Egyptian Pyramids - who built the pyramids? Why were the pyramids built? Where are the pyramids? How many pyramids are there in Egypt? What were the pyramids used for? The Bent pyramid. The Step Pyramid. The Red Pyramid. The Great Pyramid. The Pyramids at Giza. This site aims to answer those questions and many more, giving an insight into the truely magnificent structures know as the pyramids of Egypt!

How were the Pyramids were built?

Moving around three million cubes of stone, weighing around two tons apiece is no easy task, even by todays methods. So how did the Ancient Egyptians do this, in an age when iron was unknown and the wheel and pully had not yet been invented?

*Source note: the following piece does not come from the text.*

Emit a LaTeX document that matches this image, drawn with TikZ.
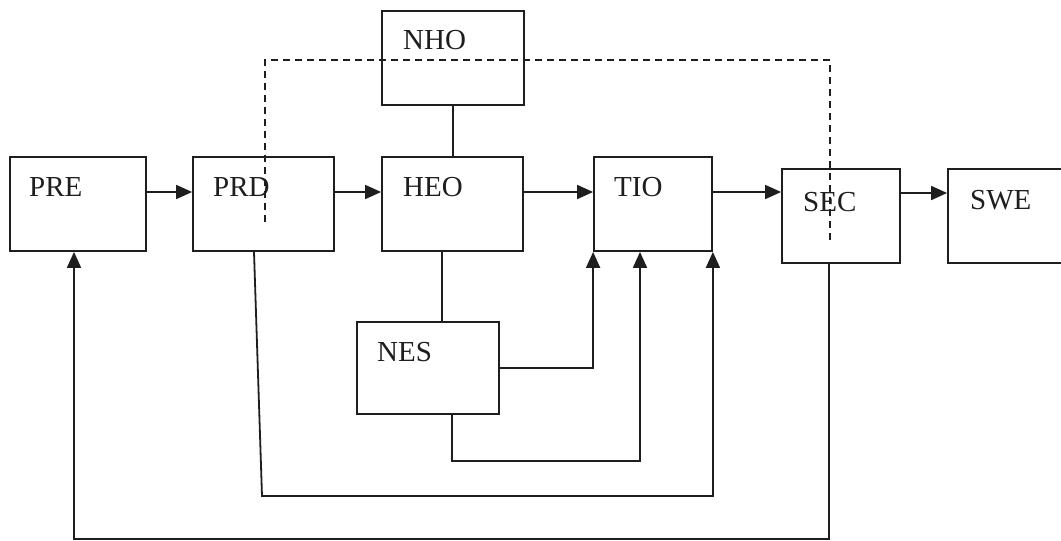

Unfortunately, there are no existing plans on how the pyramids of Egypt were built. However many Egyptologists and scientists have made educated guesses and calculations regarding their construction. We can make an assumption of how they were constructed, but only the ancient Egyptians will ever know for certain how they achieved such wonderful monuments.

Preparing the Site

The first step to building a pyramid would have been to chose a suitable site, which must be on the west side of the Nile. The west was were the sun set and the ancient Egyptians believed that was were the dead entered the Underworld. Each year the Nile would perform its annual flood so the site also had to be on slightly higher ground to prevent the flood waters from reaching the pyramid. But the site still had to be near enough to the Nile so that it could be used to transport the mighty stone blocks which would be used in the pyramid's construction.

The site also had to have a firm rock base in order to support the tremendous weight of the pyramid, without the risk of subsidence and thus cracking the pyramid, or indeed causing it to collapse altogether.

Finally, the site had to be near enough to the capital city in order for the Pharaoh to inspect the building work whenever he wished.

Each side of the pyramid had to face one of the cardinal points (north, south, east and west). In order to ensure this the workers calculated true north, probably by using a certain star and observing the rising and setting of the star. The rising and setting positions would have been marked on an artificial horizon and, by bisecting the angle made, would obtain a north-south line. Once they had achieved a north-south line they would quite easily have found east and west, using right angle instruments we know existed.

The base of the pyramid also had to be perfectly square, with the four sides exactly the same length and the corners perfect right angles. Again, using basic mathematics this would have been relatively straight forward for the pyramid builders.

Once a suitable site was chosen, the workers would have prepared a firm foundation by removing loose sand and stones from the rock. The rock base had to be perfectly flat. In order to achieve this it is thought that the workers would have used a method whereby they built a small mud wall around the the base, cutting channels in a grid pattern over the base surface. Then they would have filled the channels with water and marked the area the water reached. After the water was drained away they would cut any protruding rock to the level indicated by the water, and any depressions would have been filled with stones, thereby creating a perfectly flat surface.

Raising the Pyramid

The exact method of raising the pyramid is not known. Several theories exist but, as there are no known records or texts regarding the construction process, all they remain is theories.


We can safely rule out the use of pulleys. We know that pulleys were not invented until Roman times, well after the pyramids were built.


One theory is that a ramp was built as the pyramid grew, allowing the workers to transport the huge building blocks up to the latest level of the pyramid. The only problem with this theory is that as the pyramid grew, the ramp would have to become longer and longer, otherwise the angle of the ramp would be too step for practical use. By the time the pyramid was taking on shape, the ramp would have to stretch far out into the desert. There is no evidence to support this theory, no pieces of ramps have ever been found at pyramid sites.

Another theory is that the ramp would wind around the pyramid as it grew, rather than stretch out into the desert, somewhat similar to modern day scaffolding. This would require less building and most experts agree that this is the likely method of pyramid construction, although, as mentioned previously, there is no surviving evidence to support this theory.

However the pyramids were constructed, one thing we do know. They are impressive structures which have stood the test of time. The engineers of the day were far more advanced in mathematics, geometry, architecture and construction than we really can imagine for a civilization so old. The pyramids are an enigma, but that is also true of their builders.